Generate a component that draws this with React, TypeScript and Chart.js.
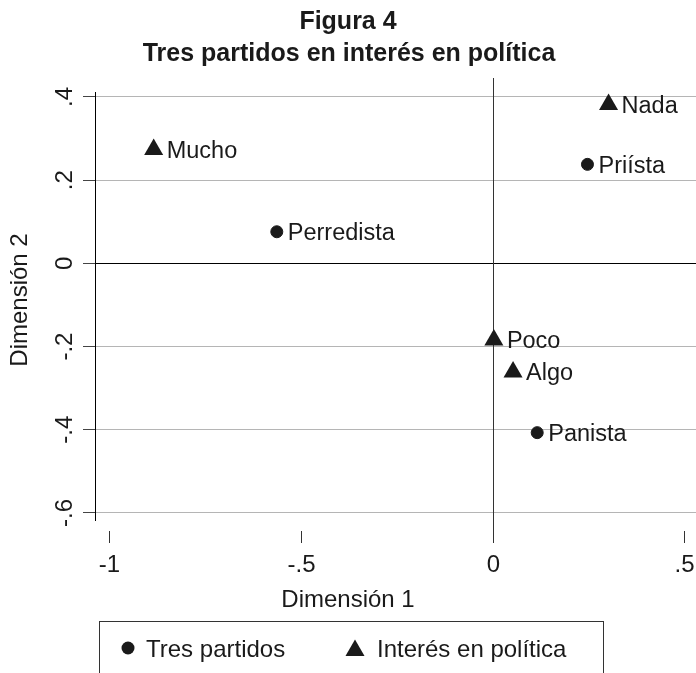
import React, { useEffect, useRef } from 'react';
import { Chart, registerables } from 'chart.js';

Chart.register(...registerables);

const W = 696;
const H = 673;
const FONT = '"Liberation Sans", Arial, Helvetica, sans-serif';

const titleLines = ['Figura 4', 'Tres partidos en interés en política'];
const seriesNames = ['Tres partidos', 'Interés en política'];

const partidoLabels = ['Priísta', 'Perredista', 'Panista'];
const partidoX = [0.247, -0.563, 0.116];
const partidoY = [0.238, 0.076, -0.407];

const interesLabels = ['Nada', 'Mucho', 'Poco', 'Algo'];
const interesX = [0.302, -0.884, 0.003, 0.053];
const interesY = [0.382, 0.274, -0.184, -0.261];

const xTicks = [-1, -0.5, 0, 0.5];
const xTickLabels = ['-1', '-.5', '0', '.5'];
const yTicks = [-0.6, -0.4, -0.2, 0, 0.2, 0.4];
const yTickLabels = ['-.6', '-.4', '-.2', '0', '.2', '.4'];
const xTitle = 'Dimensión 1';
const yTitle = 'Dimensión 2';
const xRange = [-1.037, 0.53];
const yRange = [-0.617, 0.412];

const TXT = 23.5;
const TXT2 = 24;
const INK = '#1a1a1a';

function capText(ctx: CanvasRenderingContext2D, s: string, x: number, cy: number, size: number, align: CanvasTextAlign, bold = false) {
  ctx.font = `${bold ? 'bold ' : ''}${size}px ${FONT}`;
  ctx.textAlign = align;
  ctx.textBaseline = 'alphabetic';
  ctx.fillText(s, x, cy + size * 0.358);
}

function drawTriangle(ctx: CanvasRenderingContext2D, x: number, y: number, r: number) {
  ctx.beginPath();
  ctx.moveTo(x, y - r);
  ctx.lineTo(x + r * 0.866, y + r * 0.5);
  ctx.lineTo(x - r * 0.866, y + r * 0.5);
  ctx.closePath();
  ctx.fill();
}

const decor = {
  id: 'decor',
  beforeDatasetsDraw(chart: any) {
    const { ctx, chartArea: a, scales } = chart;
    const px = Math.round(scales.x.getPixelForValue(0)) + 0.5;
    ctx.save();
    ctx.strokeStyle = '#333';
    ctx.lineWidth = 1;
    ctx.beginPath();
    ctx.moveTo(px, a.top - 14);
    ctx.lineTo(px, a.bottom + 23);
    ctx.stroke();
    ctx.restore();
  },
  afterDatasetsDraw(chart: any) {
    const { ctx } = chart;
    const labelSets = [partidoLabels, interesLabels];
    const offs = [11, 13];
    ctx.save();
    ctx.fillStyle = INK;
    chart.data.datasets.forEach((_: any, di: number) => {
      const meta = chart.getDatasetMeta(di);
      meta.data.forEach((pt: any, i: number) => {
        capText(ctx, labelSets[di][i], pt.x + offs[di], pt.y, TXT, 'left');
      });
    });
    ctx.restore();
  },
  afterDraw(chart: any) {
    const { ctx, chartArea: a, scales } = chart;
    ctx.save();
    ctx.fillStyle = INK;
    // title
    capText(ctx, titleLines[0], 348, 20, 25, 'center', true);
    capText(ctx, titleLines[1], 349, 52, 25, 'center', true);
    // x ticks
    ctx.strokeStyle = '#333';
    ctx.lineWidth = 1;
    xTicks.forEach((v, i) => {
      const px = Math.round(scales.x.getPixelForValue(v)) + 0.5;
      ctx.beginPath();
      ctx.moveTo(px, a.bottom + 11);
      ctx.lineTo(px, a.bottom + 23);
      ctx.stroke();
      capText(ctx, xTickLabels[i], px, a.bottom + 43, TXT2, 'center');
    });
    capText(ctx, xTitle, 348, 598, TXT2, 'center');
    // y tick labels rotated
    yTicks.forEach((v, i) => {
      const py = scales.y.getPixelForValue(v);
      ctx.save();
      ctx.translate(63, py);
      ctx.rotate(-Math.PI / 2);
      capText(ctx, yTickLabels[i], 0, 0, TXT2, 'center');
      ctx.restore();
    });
    ctx.save();
    ctx.translate(18, 300);
    ctx.rotate(-Math.PI / 2);
    capText(ctx, yTitle, 0, 0, TXT2, 'center');
    ctx.restore();
    // legend
    ctx.strokeStyle = '#333';
    ctx.strokeRect(99.5, 621.5, 504, 80);
    ctx.beginPath();
    ctx.arc(128, 648, 6.5, 0, Math.PI * 2);
    ctx.fill();
    capText(ctx, seriesNames[0], 146, 648, TXT2, 'left');
    drawTriangle(ctx, 355, 650.5, 11);
    capText(ctx, seriesNames[1], 377, 648, TXT2, 'left');
    ctx.restore();
  },
};

export default function App() {
  const ref = useRef<HTMLCanvasElement | null>(null);
  useEffect(() => {
    if (!ref.current) return;
    const chart = new Chart(ref.current, {
      type: 'scatter',
      data: {
        datasets: [
          {
            label: seriesNames[0],
            data: partidoX.map((x, i) => ({ x, y: partidoY[i] })),
            pointStyle: 'circle',
            pointRadius: 6,
            backgroundColor: INK,
            borderColor: INK,
            borderWidth: 1,
          },
          {
            label: seriesNames[1],
            data: interesX.map((x, i) => ({ x, y: interesY[i] })),
            pointStyle: 'triangle',
            pointRadius: 11,
            backgroundColor: INK,
            borderColor: INK,
            borderWidth: 0,
          },
        ],
      },
      options: {
        responsive: false,
        animation: false,
        devicePixelRatio: 1,
        layout: { autoPadding: false, padding: { left: 83, top: 92, right: 0, bottom: 153 } },
        plugins: {
          legend: { display: false },
          title: { display: false },
          tooltip: { enabled: false },
        },
        scales: {
          x: { type: 'linear', display: false, min: xRange[0], max: xRange[1] },
          y: {
            type: 'linear',
            min: yRange[0],
            max: yRange[1],
            afterBuildTicks: (axis: any) => {
              axis.ticks = yTicks.map((v) => ({ value: v }));
            },
            ticks: { display: false },
            grid: {
              color: (c: any) => (c.tick && Math.abs(c.tick.value) < 1e-9 ? '#000' : '#b5b5b5'),
              lineWidth: 1,
              drawTicks: true,
              tickLength: 12,
              tickColor: '#444',
            },
            border: { display: true, color: '#000', width: 1 },
          },
        },
      },
      plugins: [decor],
    } as any);
    return () => chart.destroy();
  }, []);
  return (
    <div style={{ position: 'absolute', left: 0, top: 0, width: W, height: H, background: '#fff' }}>
      <canvas ref={ref} width={W} height={H} style={{ display: 'block', width: W, height: H }} />
    </div>
  );
}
#####
* The request
Except for the pictures, reproduce every line exactly.

* Result of this task
Generate a component that draws this with React, TypeScript and Chart.js.
import React, { useEffect, useRef } from 'react';
import { Chart, registerables } from 'chart.js';

Chart.register(...registerables);

const W = 696;
const H = 673;
const FONT = '"Liberation Sans", Arial, Helvetica, sans-serif';

const titleLines = ['Figura 4', 'Tres partidos en interés en política'];
const seriesNames = ['Tres partidos', 'Interés en política'];

const partidoLabels = ['Priísta', 'Perredista', 'Panista'];
const partidoX = [0.247, -0.563, 0.116];
const partidoY = [0.238, 0.076, -0.407];

const interesLabels = ['Nada', 'Mucho', 'Poco', 'Algo'];
const interesX = [0.302, -0.884, 0.003, 0.053];
const interesY = [0.382, 0.274, -0.184, -0.261];

const xTicks = [-1, -0.5, 0, 0.5];
const xTickLabels = ['-1', '-.5', '0', '.5'];
const yTicks = [-0.6, -0.4, -0.2, 0, 0.2, 0.4];
const yTickLabels = ['-.6', '-.4', '-.2', '0', '.2', '.4'];
const xTitle = 'Dimensión 1';
const yTitle = 'Dimensión 2';
const xRange = [-1.037, 0.53];
const yRange = [-0.617, 0.412];

const TXT = 23.5;
const TXT2 = 24;
const INK = '#1a1a1a';

function capText(ctx: CanvasRenderingContext2D, s: string, x: number, cy: number, size: number, align: CanvasTextAlign, bold = false) {
  ctx.font = `${bold ? 'bold ' : ''}${size}px ${FONT}`;
  ctx.textAlign = align;
  ctx.textBaseline = 'alphabetic';
  ctx.fillText(s, x, cy + size * 0.358);
}

function drawTriangle(ctx: CanvasRenderingContext2D, x: number, y: number, r: number) {
  ctx.beginPath();
  ctx.moveTo(x, y - r);
  ctx.lineTo(x + r * 0.866, y + r * 0.5);
  ctx.lineTo(x - r * 0.866, y + r * 0.5);
  ctx.closePath();
  ctx.fill();
}

const decor = {
  id: 'decor',
  beforeDatasetsDraw(chart: any) {
    const { ctx, chartArea: a, scales } = chart;
    const px = Math.round(scales.x.getPixelForValue(0)) + 0.5;
    ctx.save();
    ctx.strokeStyle = '#333';
    ctx.lineWidth = 1;
    ctx.beginPath();
    ctx.moveTo(px, a.top - 14);
    ctx.lineTo(px, a.bottom + 23);
    ctx.stroke();
    ctx.restore();
  },
  afterDatasetsDraw(chart: any) {
    const { ctx } = chart;
    const labelSets = [partidoLabels, interesLabels];
    const offs = [11, 13];
    ctx.save();
    ctx.fillStyle = INK;
    chart.data.datasets.forEach((_: any, di: number) => {
      const meta = chart.getDatasetMeta(di);
      meta.data.forEach((pt: any, i: number) => {
        capText(ctx, labelSets[di][i], pt.x + offs[di], pt.y, TXT, 'left');
      });
    });
    ctx.restore();
  },
  afterDraw(chart: any) {
    const { ctx, chartArea: a, scales } = chart;
    ctx.save();
    ctx.fillStyle = INK;
    // title
    capText(ctx, titleLines[0], 348, 20, 25, 'center', true);
    capText(ctx, titleLines[1], 349, 52, 25, 'center', true);
    // x ticks
    ctx.strokeStyle = '#333';
    ctx.lineWidth = 1;
    xTicks.forEach((v, i) => {
      const px = Math.round(scales.x.getPixelForValue(v)) + 0.5;
      ctx.beginPath();
      ctx.moveTo(px, a.bottom + 11);
      ctx.lineTo(px, a.bottom + 23);
      ctx.stroke();
      capText(ctx, xTickLabels[i], px, a.bottom + 43, TXT2, 'center');
    });
    capText(ctx, xTitle, 348, 598, TXT2, 'center');
    // y tick labels rotated
    yTicks.forEach((v, i) => {
      const py = scales.y.getPixelForValue(v);
      ctx.save();
      ctx.translate(63, py);
      ctx.rotate(-Math.PI / 2);
      capText(ctx, yTickLabels[i], 0, 0, TXT2, 'center');
      ctx.restore();
    });
    ctx.save();
    ctx.translate(18, 300);
    ctx.rotate(-Math.PI / 2);
    capText(ctx, yTitle, 0, 0, TXT2, 'center');
    ctx.restore();
    // legend
    ctx.strokeStyle = '#333';
    ctx.strokeRect(99.5, 621.5, 504, 80);
    ctx.beginPath();
    ctx.arc(128, 648, 6.5, 0, Math.PI * 2);
    ctx.fill();
    capText(ctx, seriesNames[0], 146, 648, TXT2, 'left');
    drawTriangle(ctx, 355, 650.5, 11);
    capText(ctx, seriesNames[1], 377, 648, TXT2, 'left');
    ctx.restore();
  },
};

export default function App() {
  const ref = useRef<HTMLCanvasElement | null>(null);
  useEffect(() => {
    if (!ref.current) return;
    const chart = new Chart(ref.current, {
      type: 'scatter',
      data: {
        datasets: [
          {
            label: seriesNames[0],
            data: partidoX.map((x, i) => ({ x, y: partidoY[i] })),
            pointStyle: 'circle',
            pointRadius: 6,
            backgroundColor: INK,
            borderColor: INK,
            borderWidth: 1,
          },
          {
            label: seriesNames[1],
            data: interesX.map((x, i) => ({ x, y: interesY[i] })),
            pointStyle: 'triangle',
            pointRadius: 11,
            backgroundColor: INK,
            borderColor: INK,
            borderWidth: 0,
          },
        ],
      },
      options: {
        responsive: false,
        animation: false,
        devicePixelRatio: 1,
        layout: { autoPadding: false, padding: { left: 83, top: 92, right: 0, bottom: 153 } },
        plugins: {
          legend: { display: false },
          title: { display: false },
          tooltip: { enabled: false },
        },
        scales: {
          x: { type: 'linear', display: false, min: xRange[0], max: xRange[1] },
          y: {
            type: 'linear',
            min: yRange[0],
            max: yRange[1],
            afterBuildTicks: (axis: any) => {
              axis.ticks = yTicks.map((v) => ({ value: v }));
            },
            ticks: { display: false },
            grid: {
              color: (c: any) => (c.tick && Math.abs(c.tick.value) < 1e-9 ? '#000' : '#b5b5b5'),
              lineWidth: 1,
              drawTicks: true,
              tickLength: 12,
              tickColor: '#444',
            },
            border: { display: true, color: '#000', width: 1 },
          },
        },
      },
      plugins: [decor],
    } as any);
    return () => chart.destroy();
  }, []);
  return (
    <div style={{ position: 'absolute', left: 0, top: 0, width: W, height: H, background: '#fff' }}>
      <canvas ref={ref} width={W} height={H} style={{ display: 'block', width: W, height: H }} />
    </div>
  );
}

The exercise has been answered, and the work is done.